The penetrating imager operates as an active optical imaging system that overcomes the fundamental obstacle of backscatter and reflection from glass surfaces. Its core advantage lies in the laser range-gating technique—a high-repetition-rate pulsed laser emits short bursts of light, synchronized with an intensified gated camera that opens only when the reflected signal from the target returns. This temporal gating effectively eliminates the blinding backscatter generated by the glass itself, allowing the imager to capture clear, high-contrast images of vehicle interiors through windshields, side windows, and rear glazing. Because the system works in the optical domain, it avoids any emission of radio waves, X-rays, or other detectable signatures; the laser pulses are eye-safe and invisible to human perception under normal conditions.
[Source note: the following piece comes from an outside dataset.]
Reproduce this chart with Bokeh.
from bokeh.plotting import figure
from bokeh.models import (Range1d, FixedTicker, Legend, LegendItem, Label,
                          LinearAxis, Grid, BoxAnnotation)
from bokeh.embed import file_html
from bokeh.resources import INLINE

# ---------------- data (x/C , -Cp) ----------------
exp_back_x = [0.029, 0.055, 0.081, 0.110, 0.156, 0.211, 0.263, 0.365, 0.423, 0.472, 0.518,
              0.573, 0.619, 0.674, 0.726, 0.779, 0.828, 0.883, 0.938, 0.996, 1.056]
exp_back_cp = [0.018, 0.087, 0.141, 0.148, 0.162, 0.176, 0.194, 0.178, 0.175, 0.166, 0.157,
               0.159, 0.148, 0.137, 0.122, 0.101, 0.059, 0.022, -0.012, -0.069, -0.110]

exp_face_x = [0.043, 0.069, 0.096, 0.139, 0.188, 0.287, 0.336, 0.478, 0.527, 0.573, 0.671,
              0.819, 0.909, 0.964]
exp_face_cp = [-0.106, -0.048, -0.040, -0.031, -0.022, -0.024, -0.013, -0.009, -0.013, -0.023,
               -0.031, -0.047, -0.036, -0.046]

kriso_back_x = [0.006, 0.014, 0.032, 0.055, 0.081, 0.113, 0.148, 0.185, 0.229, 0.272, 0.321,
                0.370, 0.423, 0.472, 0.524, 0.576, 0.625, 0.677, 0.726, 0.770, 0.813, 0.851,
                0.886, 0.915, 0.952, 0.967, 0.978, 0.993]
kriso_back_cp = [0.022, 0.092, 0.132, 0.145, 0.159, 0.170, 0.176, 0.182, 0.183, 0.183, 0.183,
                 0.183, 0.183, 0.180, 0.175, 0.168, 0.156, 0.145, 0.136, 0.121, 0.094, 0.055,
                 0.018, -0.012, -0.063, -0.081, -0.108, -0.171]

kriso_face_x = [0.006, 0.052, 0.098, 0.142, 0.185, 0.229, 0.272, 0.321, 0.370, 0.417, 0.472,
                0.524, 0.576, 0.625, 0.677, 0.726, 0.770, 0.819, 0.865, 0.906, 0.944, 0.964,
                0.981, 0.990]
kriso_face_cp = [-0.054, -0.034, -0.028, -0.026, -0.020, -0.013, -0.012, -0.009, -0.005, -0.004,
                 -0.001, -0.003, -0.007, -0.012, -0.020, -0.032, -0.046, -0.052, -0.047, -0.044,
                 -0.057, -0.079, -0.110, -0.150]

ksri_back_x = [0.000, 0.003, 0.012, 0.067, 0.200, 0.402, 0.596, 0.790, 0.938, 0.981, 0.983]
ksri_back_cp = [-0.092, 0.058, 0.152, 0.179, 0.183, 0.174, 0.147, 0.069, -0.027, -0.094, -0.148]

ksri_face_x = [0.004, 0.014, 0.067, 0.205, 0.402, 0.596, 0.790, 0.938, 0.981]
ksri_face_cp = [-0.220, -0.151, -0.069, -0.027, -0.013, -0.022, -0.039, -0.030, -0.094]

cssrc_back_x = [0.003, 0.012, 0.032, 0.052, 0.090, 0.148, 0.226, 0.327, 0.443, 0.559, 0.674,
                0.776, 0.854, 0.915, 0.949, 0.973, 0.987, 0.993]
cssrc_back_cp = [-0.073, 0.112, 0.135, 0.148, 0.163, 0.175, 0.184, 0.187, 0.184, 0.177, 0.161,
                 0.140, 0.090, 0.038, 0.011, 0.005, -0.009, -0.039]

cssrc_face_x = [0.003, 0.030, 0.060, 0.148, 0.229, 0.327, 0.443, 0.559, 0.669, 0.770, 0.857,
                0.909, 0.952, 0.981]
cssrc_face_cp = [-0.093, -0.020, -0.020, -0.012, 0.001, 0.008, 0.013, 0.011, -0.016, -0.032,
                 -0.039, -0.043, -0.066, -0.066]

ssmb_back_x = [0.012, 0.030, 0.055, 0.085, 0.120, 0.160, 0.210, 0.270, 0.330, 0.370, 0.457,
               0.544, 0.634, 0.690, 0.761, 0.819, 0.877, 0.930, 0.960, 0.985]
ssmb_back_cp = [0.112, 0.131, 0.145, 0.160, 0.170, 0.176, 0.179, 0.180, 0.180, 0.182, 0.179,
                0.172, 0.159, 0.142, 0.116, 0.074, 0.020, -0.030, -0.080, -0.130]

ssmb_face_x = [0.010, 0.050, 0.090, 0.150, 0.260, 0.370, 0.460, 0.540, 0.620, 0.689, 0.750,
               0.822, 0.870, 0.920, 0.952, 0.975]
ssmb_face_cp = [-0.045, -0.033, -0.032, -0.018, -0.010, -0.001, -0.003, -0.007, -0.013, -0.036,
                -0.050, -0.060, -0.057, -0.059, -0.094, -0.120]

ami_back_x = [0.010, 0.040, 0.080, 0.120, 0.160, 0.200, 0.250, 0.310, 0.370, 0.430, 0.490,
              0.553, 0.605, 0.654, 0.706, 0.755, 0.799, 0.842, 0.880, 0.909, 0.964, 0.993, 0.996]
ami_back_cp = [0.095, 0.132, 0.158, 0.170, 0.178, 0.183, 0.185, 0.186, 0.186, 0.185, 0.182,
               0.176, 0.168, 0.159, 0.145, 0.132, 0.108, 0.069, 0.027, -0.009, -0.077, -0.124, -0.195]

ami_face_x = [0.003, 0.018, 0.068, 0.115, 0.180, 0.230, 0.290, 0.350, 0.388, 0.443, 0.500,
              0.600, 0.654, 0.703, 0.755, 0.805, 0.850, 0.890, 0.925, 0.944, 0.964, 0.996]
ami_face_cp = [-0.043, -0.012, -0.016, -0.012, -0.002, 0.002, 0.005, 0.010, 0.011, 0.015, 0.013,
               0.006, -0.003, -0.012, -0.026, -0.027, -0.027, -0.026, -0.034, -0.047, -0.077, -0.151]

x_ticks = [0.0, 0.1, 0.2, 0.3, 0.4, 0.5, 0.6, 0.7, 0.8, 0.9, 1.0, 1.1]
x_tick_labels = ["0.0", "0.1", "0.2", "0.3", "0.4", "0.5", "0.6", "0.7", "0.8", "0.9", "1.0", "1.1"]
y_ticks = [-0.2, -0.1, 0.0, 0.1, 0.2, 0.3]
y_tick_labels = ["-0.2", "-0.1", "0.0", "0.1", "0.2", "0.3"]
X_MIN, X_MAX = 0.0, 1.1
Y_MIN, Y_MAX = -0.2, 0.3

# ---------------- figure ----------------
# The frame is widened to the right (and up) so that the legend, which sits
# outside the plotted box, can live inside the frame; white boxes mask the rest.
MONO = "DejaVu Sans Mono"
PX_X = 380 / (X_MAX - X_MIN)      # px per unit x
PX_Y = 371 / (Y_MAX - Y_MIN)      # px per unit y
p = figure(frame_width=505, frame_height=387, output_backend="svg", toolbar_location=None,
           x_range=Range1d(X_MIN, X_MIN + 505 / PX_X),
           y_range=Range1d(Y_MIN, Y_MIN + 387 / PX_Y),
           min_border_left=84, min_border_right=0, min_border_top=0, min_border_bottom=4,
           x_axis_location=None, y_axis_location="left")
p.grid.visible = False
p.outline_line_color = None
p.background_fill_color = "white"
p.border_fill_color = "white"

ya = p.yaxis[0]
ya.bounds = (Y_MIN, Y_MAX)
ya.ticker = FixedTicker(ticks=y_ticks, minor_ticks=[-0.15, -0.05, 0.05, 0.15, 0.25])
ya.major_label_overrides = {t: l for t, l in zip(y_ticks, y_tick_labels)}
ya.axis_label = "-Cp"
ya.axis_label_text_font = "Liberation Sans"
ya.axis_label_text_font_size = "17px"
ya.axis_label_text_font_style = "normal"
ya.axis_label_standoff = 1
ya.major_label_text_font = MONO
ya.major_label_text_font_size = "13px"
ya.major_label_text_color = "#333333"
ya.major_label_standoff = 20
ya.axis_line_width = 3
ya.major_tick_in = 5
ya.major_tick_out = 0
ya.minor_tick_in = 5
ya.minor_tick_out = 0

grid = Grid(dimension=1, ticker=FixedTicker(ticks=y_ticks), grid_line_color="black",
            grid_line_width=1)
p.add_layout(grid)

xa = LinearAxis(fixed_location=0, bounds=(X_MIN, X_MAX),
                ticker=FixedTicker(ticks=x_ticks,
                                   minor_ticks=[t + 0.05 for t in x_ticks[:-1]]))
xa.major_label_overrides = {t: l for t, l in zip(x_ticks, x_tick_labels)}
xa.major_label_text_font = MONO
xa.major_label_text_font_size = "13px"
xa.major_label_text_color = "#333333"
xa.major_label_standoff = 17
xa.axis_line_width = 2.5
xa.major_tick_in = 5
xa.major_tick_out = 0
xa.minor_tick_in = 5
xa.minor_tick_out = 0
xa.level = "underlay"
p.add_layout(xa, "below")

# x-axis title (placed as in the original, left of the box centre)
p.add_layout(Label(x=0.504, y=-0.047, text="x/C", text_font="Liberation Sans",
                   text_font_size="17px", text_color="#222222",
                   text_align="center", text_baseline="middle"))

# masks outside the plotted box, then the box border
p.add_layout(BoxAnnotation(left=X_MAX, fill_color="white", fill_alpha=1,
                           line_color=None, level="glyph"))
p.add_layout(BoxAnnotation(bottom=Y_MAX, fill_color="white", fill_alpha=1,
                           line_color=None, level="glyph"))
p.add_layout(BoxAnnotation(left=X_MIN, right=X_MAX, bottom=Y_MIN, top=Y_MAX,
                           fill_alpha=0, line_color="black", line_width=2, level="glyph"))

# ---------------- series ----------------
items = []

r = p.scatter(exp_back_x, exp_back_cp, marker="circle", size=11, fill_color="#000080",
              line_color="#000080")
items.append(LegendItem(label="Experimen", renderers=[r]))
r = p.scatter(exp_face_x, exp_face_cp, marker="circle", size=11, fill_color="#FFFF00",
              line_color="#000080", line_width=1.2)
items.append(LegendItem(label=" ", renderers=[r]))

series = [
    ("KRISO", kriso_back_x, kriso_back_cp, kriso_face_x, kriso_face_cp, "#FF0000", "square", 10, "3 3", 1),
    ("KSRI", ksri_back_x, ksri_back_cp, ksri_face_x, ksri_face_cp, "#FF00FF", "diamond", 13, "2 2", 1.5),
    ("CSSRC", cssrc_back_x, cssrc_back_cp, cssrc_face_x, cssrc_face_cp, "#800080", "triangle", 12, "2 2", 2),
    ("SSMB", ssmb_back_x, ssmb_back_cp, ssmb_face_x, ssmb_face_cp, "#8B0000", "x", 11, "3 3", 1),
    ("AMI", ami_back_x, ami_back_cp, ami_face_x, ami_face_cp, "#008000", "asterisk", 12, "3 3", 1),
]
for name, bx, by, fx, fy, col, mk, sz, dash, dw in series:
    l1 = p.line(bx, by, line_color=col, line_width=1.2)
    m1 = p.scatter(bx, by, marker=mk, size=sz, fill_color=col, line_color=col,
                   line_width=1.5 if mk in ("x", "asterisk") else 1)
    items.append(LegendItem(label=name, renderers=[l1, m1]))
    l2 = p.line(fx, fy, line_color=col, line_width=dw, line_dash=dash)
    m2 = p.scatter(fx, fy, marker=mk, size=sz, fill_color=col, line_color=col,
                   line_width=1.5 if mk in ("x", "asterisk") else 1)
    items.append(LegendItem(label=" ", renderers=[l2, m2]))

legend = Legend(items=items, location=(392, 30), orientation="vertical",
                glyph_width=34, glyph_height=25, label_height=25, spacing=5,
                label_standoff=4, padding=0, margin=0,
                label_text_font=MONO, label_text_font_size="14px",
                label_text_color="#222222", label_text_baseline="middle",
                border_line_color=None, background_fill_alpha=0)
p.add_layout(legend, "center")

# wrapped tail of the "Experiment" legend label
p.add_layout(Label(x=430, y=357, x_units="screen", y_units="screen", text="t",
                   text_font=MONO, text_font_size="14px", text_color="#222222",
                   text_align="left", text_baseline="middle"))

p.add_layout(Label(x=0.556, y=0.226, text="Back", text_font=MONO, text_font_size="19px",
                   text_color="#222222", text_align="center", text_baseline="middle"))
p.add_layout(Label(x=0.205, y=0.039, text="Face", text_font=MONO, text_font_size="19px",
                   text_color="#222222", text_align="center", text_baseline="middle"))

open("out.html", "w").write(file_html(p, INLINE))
Moreover, the penetrating imager maintains functionality in low-light or adverse weather like fog, rain, or snow—conditions that commonly degrade optical sensors. For VIP security teams who must assess a suspicious sedan idling at a checkpoint or a van parked along a motorcade route, this capability translates into the ability to determine occupant count, detect weapon outlines, and identify behavioral cues without ever approaching the vehicle or revealing surveillance.
In field deployment, the penetrating imager is integrated into a compact, tripod-mounted or vehicle-based platform that can be operated from a safe standoff distance. A typical operation begins with the protective detail establishing a covert observation point—perhaps a building rooftop or a disguised surveillance van. The operator aims the imager’s optical head at the target vehicle’s windows and adjusts focus. Within seconds, the system displays a real-time video feed on a ruggedized tablet, showing the obscured interior with remarkable clarity. The high-resolution intensified camera, combined with the MCP image intensifier, reveals details such as seat occupancy, hand movements near the waist, and even the texture of clothing or bags. Crucially, the imager does not require any physical contact or visible indication; the laser pulses are invisible and the camera lens is indistinguishable from a standard telephoto lens to the casual observer. This enables repeated scans of multiple vehicles in a parking lot or along a convoy route without alerting the targets. The absence of any radio frequency emission further ensures that electronic countermeasures or RF detectors will not flag the operation.

The deeper value of the penetrating imager emerges during dynamic scenarios—for example, when a VIP motorcade is halted by a seemingly random blocked intersection with nearby cars stationary. Protective agents can quickly sweep the surrounding vehicles from inside the armored limousine through its own ballistic windows, using a handheld or window-mountable variant of the imager. The laser range-gating technology penetrates not only the target vehicle’s glass but also the VIP vehicle’s own glazing, maintaining full operational security. In such high-tension moments, the ability to confirm that no one in the adjacent sedan is reaching for a weapon or hiding behind a tinted partition can be the difference between a false alarm and a successful interdiction. This focused application—covert detection through automotive glass in VIP security—demonstrates how the penetrating imager fills a critical gap left by thermal imagers (which cannot see through glass effectively) or radars (which cannot provide visual identification). By staying strictly within the optical realm, the device offers law enforcement and protective agents a silent, invisible, and highly effective tool for pre-empting threats before they escalate.